The paper provides a detailed first-principles and experimental analysis of VO2's vibrational properties, highlighting the role of V-V dimers and validating Raman spectroscopy for structural insights.

Findings

Calculated phonon density of states matches neutron scattering data

Reproduced phonon softening and stiffening in different phases

Raman-active modes correlate with V-V dimer distances

Abstract

We investigate the vibrational properties of VO2, particularly the low temperature M1 phase by first-principles calculations using the density functional theory as well as Raman spectroscopy. We perform the structural optimization using SCAN meta-GGA functional and obtain the optimized crystal structures for metallic rutile and insulating M1 phases satisfying all expected features of the experimentally derived structures. Based on the harmonic approximation around the optimized structures at zero temperature, we calculate the phonon properties and compare our results with experiments. We show that our calculated phonon density of states is in excellent agreement with the previous neutron scattering experiment.

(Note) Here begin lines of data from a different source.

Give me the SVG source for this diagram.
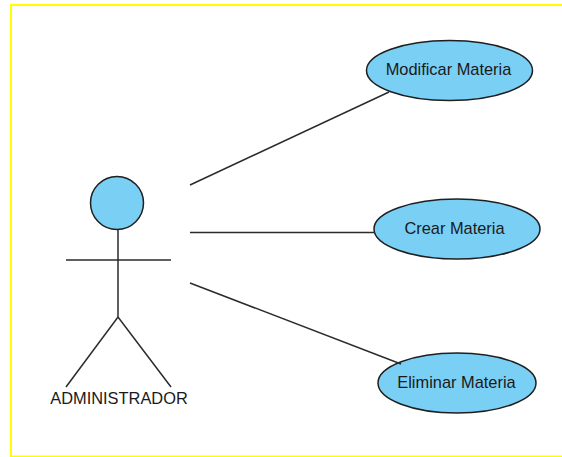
<svg xmlns="http://www.w3.org/2000/svg" width="562" height="457" viewBox="0 0 562 457">
<style>
.s{stroke:#2b2b2b;stroke-width:1.5;fill:none}
.f{fill:#7acff5;stroke:#1f1f1f;stroke-width:1.5}
text{font-family:"Liberation Sans",Arial,sans-serif;font-size:16.400px;fill:#1a1a1a;text-anchor:middle}
</style>
<rect width="562" height="457" fill="#fff"/>
<path d="M11 457V5H562M11 456.500H562" fill="none" stroke="#ffff00" stroke-width="2"/>
<g id="actor">
<circle class="f" cx="117" cy="203" r="26.500"/>
<path class="s" d="M118 230V317M66 260H171M66 387L118 317L171 387"/>
<text x="119" y="404">ADMINISTRADOR</text>
</g>
<g id="uc-modificar">
<ellipse class="f" cx="449.500" cy="70.500" rx="83" ry="30"/>
<text x="448.500" y="75">Modificar Materia</text>
</g>
<g id="uc-crear">
<ellipse class="f" cx="457" cy="229" rx="83" ry="30"/>
<text x="454.500" y="233.500">Crear Materia</text>
</g>
<g id="uc-eliminar">
<ellipse class="f" cx="457" cy="383" rx="79" ry="30"/>
<text x="456.500" y="388">Eliminar Materia</text>
</g>
<g id="connectors">
<line class="s" x1="190" y1="185" x2="389" y2="92"/>
<line class="s" x1="190" y1="232.500" x2="375" y2="232.500"/>
<line class="s" x1="190" y1="283" x2="401" y2="364"/>
</g>
</svg>
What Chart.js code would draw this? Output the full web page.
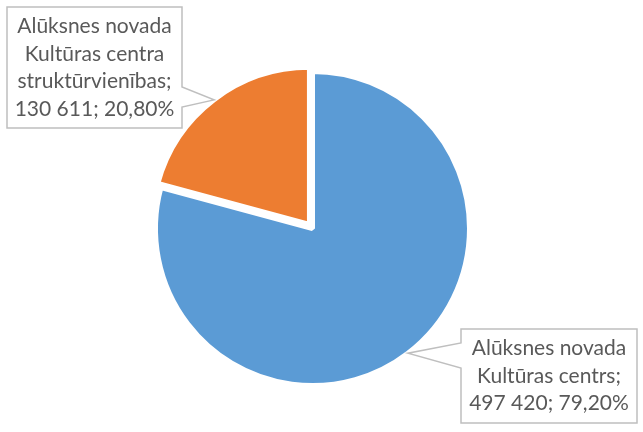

Moreover, we reproduce the phonon softening in the rutile phase as well as the phonon stiffening in the M1 phase. By comparing with the Raman experiments, we find that the Raman-active vibration modes of the M1 phase is strongly correlated with the V-V dimer distance of the crystal structure. Our combined theoretical and experimental framework demonstrates that Raman spectroscopy could serve as a reliable way to detect the subtle change of V-V dimer in the strained VO$_2$.